• **GOAL**:
Copy each line exactly. Drop every picture.

• **DATASET CONTENT**:
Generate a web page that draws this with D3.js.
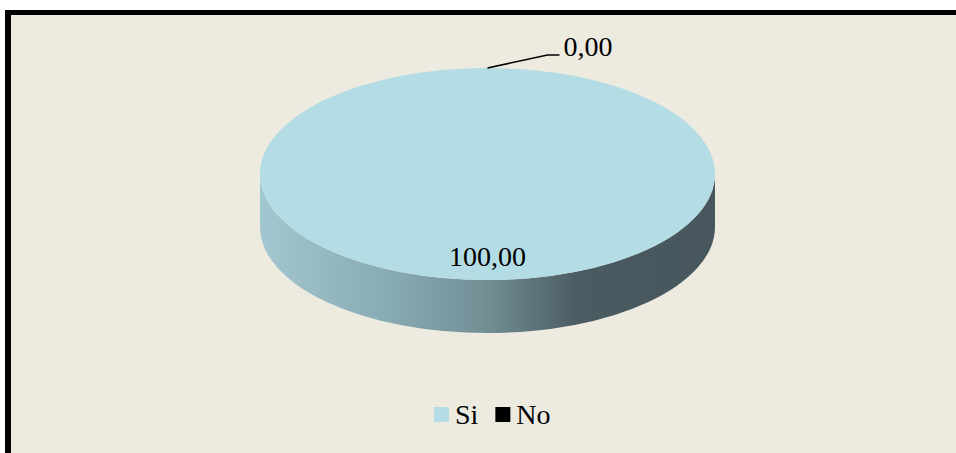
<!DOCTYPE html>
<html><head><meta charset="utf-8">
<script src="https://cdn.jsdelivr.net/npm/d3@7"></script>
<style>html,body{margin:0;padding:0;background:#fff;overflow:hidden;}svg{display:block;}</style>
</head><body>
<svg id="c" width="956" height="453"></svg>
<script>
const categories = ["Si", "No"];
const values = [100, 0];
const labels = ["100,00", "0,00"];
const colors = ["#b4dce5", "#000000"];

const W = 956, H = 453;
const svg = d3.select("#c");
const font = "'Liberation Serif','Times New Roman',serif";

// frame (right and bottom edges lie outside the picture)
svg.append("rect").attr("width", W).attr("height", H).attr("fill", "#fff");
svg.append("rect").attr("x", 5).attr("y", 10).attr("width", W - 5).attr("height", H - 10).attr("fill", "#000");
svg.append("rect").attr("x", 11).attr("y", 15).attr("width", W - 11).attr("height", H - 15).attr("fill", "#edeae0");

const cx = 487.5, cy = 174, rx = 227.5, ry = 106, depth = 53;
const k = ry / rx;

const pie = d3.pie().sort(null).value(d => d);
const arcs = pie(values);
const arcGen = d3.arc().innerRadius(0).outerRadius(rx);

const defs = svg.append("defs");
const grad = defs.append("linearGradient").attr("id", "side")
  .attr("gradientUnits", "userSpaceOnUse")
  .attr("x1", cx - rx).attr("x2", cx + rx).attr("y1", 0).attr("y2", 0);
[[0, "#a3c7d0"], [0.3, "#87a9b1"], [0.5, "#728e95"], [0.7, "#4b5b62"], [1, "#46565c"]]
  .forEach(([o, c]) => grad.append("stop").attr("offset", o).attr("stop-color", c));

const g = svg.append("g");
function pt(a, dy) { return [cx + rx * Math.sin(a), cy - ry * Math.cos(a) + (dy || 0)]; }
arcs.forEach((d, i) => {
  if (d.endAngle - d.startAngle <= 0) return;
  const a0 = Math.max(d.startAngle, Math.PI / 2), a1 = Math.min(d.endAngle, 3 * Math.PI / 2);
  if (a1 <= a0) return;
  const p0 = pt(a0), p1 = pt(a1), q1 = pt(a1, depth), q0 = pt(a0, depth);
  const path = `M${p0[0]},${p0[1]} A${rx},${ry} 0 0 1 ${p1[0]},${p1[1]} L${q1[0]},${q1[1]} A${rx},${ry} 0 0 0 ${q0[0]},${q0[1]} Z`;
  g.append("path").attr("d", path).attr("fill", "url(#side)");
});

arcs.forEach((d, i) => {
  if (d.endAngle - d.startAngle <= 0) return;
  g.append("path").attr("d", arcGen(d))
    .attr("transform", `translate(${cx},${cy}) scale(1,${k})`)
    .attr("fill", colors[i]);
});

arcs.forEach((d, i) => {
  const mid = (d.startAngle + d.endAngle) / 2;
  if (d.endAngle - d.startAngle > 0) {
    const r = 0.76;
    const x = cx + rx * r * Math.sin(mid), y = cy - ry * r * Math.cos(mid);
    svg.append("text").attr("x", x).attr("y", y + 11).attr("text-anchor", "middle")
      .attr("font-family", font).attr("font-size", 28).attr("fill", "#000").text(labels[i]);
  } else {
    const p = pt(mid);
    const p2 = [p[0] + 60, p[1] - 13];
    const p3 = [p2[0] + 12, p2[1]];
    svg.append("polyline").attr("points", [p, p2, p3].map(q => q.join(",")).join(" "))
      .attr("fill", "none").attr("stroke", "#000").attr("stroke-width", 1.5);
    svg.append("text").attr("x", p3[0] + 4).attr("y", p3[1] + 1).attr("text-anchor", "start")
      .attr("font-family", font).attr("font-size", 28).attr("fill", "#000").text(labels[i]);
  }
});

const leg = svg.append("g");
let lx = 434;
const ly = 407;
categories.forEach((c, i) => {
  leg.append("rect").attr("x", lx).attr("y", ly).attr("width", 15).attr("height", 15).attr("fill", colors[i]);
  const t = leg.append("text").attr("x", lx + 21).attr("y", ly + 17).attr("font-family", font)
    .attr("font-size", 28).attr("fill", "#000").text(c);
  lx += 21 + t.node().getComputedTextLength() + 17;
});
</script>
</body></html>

• **TASK OUTPUT**:
Generate a web page that draws this with D3.js.
<!DOCTYPE html>
<html><head><meta charset="utf-8">
<script src="https://cdn.jsdelivr.net/npm/d3@7"></script>
<style>html,body{margin:0;padding:0;background:#fff;overflow:hidden;}svg{display:block;}</style>
</head><body>
<svg id="c" width="956" height="453"></svg>
<script>
const categories = ["Si", "No"];
const values = [100, 0];
const labels = ["100,00", "0,00"];
const colors = ["#b4dce5", "#000000"];

const W = 956, H = 453;
const svg = d3.select("#c");
const font = "'Liberation Serif','Times New Roman',serif";

// frame (right and bottom edges lie outside the picture)
svg.append("rect").attr("width", W).attr("height", H).attr("fill", "#fff");
svg.append("rect").attr("x", 5).attr("y", 10).attr("width", W - 5).attr("height", H - 10).attr("fill", "#000");
svg.append("rect").attr("x", 11).attr("y", 15).attr("width", W - 11).attr("height", H - 15).attr("fill", "#edeae0");

const cx = 487.5, cy = 174, rx = 227.5, ry = 106, depth = 53;
const k = ry / rx;

const pie = d3.pie().sort(null).value(d => d);
const arcs = pie(values);
const arcGen = d3.arc().innerRadius(0).outerRadius(rx);

const defs = svg.append("defs");
const grad = defs.append("linearGradient").attr("id", "side")
  .attr("gradientUnits", "userSpaceOnUse")
  .attr("x1", cx - rx).attr("x2", cx + rx).attr("y1", 0).attr("y2", 0);
[[0, "#a3c7d0"], [0.3, "#87a9b1"], [0.5, "#728e95"], [0.7, "#4b5b62"], [1, "#46565c"]]
  .forEach(([o, c]) => grad.append("stop").attr("offset", o).attr("stop-color", c));

const g = svg.append("g");
function pt(a, dy) { return [cx + rx * Math.sin(a), cy - ry * Math.cos(a) + (dy || 0)]; }
arcs.forEach((d, i) => {
  if (d.endAngle - d.startAngle <= 0) return;
  const a0 = Math.max(d.startAngle, Math.PI / 2), a1 = Math.min(d.endAngle, 3 * Math.PI / 2);
  if (a1 <= a0) return;
  const p0 = pt(a0), p1 = pt(a1), q1 = pt(a1, depth), q0 = pt(a0, depth);
  const path = `M${p0[0]},${p0[1]} A${rx},${ry} 0 0 1 ${p1[0]},${p1[1]} L${q1[0]},${q1[1]} A${rx},${ry} 0 0 0 ${q0[0]},${q0[1]} Z`;
  g.append("path").attr("d", path).attr("fill", "url(#side)");
});

arcs.forEach((d, i) => {
  if (d.endAngle - d.startAngle <= 0) return;
  g.append("path").attr("d", arcGen(d))
    .attr("transform", `translate(${cx},${cy}) scale(1,${k})`)
    .attr("fill", colors[i]);
});

arcs.forEach((d, i) => {
  const mid = (d.startAngle + d.endAngle) / 2;
  if (d.endAngle - d.startAngle > 0) {
    const r = 0.76;
    const x = cx + rx * r * Math.sin(mid), y = cy - ry * r * Math.cos(mid);
    svg.append("text").attr("x", x).attr("y", y + 11).attr("text-anchor", "middle")
      .attr("font-family", font).attr("font-size", 28).attr("fill", "#000").text(labels[i]);
  } else {
    const p = pt(mid);
    const p2 = [p[0] + 60, p[1] - 13];
    const p3 = [p2[0] + 12, p2[1]];
    svg.append("polyline").attr("points", [p, p2, p3].map(q => q.join(",")).join(" "))
      .attr("fill", "none").attr("stroke", "#000").attr("stroke-width", 1.5);
    svg.append("text").attr("x", p3[0] + 4).attr("y", p3[1] + 1).attr("text-anchor", "start")
      .attr("font-family", font).attr("font-size", 28).attr("fill", "#000").text(labels[i]);
  }
});

const leg = svg.append("g");
let lx = 434;
const ly = 407;
categories.forEach((c, i) => {
  leg.append("rect").attr("x", lx).attr("y", ly).attr("width", 15).attr("height", 15).attr("fill", colors[i]);
  const t = leg.append("text").attr("x", lx + 21).attr("y", ly + 17).attr("font-family", font)
    .attr("font-size", 28).attr("fill", "#000").text(c);
  lx += 21 + t.node().getComputedTextLength() + 17;
});
</script>
</body></html>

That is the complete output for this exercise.